Alternatively, you can allow secure connections via SSH tunneling. To do so:
-
Refer to the guide to configure an SSH server on the cloud platform of your choice.
-
Configure your connector as described in the configuration section above, with the addition of the
networkTunnel
stanza to enable the SSH tunnel, if using. See Connecting to endpoints on secure networks for additional details and a sample.
Delta updates
This connector supports both standard and delta updates. You must choose an option for each binding.
Learn more about delta updates and the implications of using each update type.
Keyword Fields
Collection fields with type: string
will have keyword
index mappings created for them if they
are part of the collection key, and text
mappings for them if they are not part of the collection
key.
To materialize a collection field with type: string
as a keyword
mapping instead of a text
mapping, configure the field selection for
the binding to indicate which fields should having keyword mappings created for them using the key
and value of "keyword": true
. This can be changed by updating the JSON in the Advanced
Specification Editor in the web app or by using flowctl
to edit the specification directly, see
edit a materialization for more details.
An example JSON configuration for a binding that materializes stringField
as a keyword
mapping
is shown below:
{
"bindings": [
{
"resource": {
"index": "my-elasticsearch-index"
},
"source": "PREFIX/source_collection",
"fields": {
"include": {
"stringField": {
"keyword": true
}
},
"recommended": true
}
}
]
}
Changelog
The changelog includes a list of breaking changes made to this connector. Backwards-compatible changes are not listed.
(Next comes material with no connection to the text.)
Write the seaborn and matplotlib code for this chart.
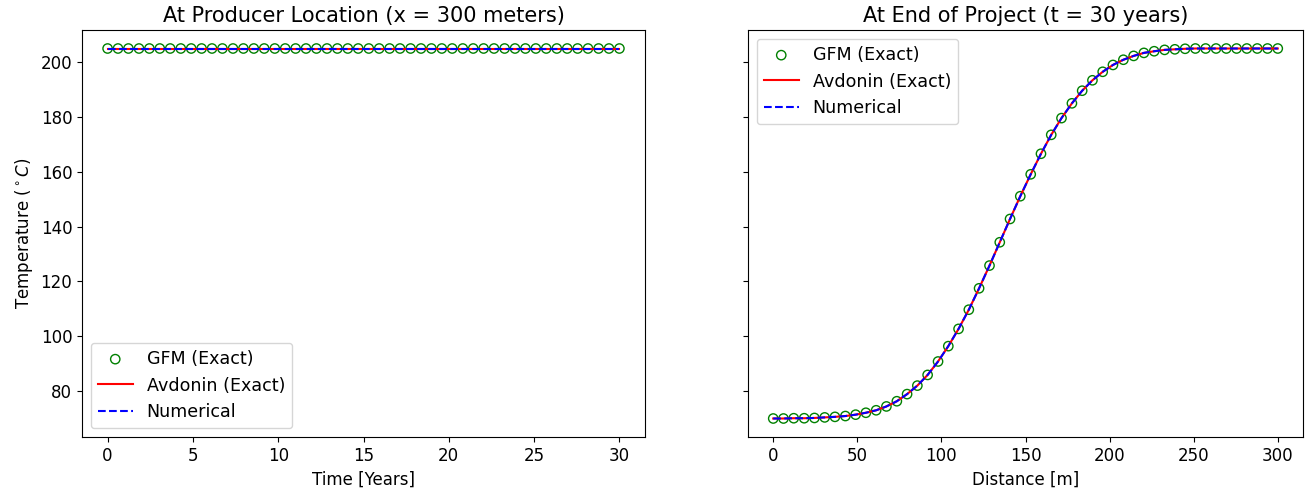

Proceed with caution when editing materializations created with previous versions of this connector; editing always upgrades your materialization to the latest connector version.
V3: 2023-08-21
-
Index mappings will now be created based on the selected fields of the materialization. Previously only dynamic runtime mappings were created, and the entire root document was always materialized.
-
Moved "number of replicas" configuration for new indices to an advanced, optional, endpoint-level configuration.
-
The "number of shards" resource configuration is now optional.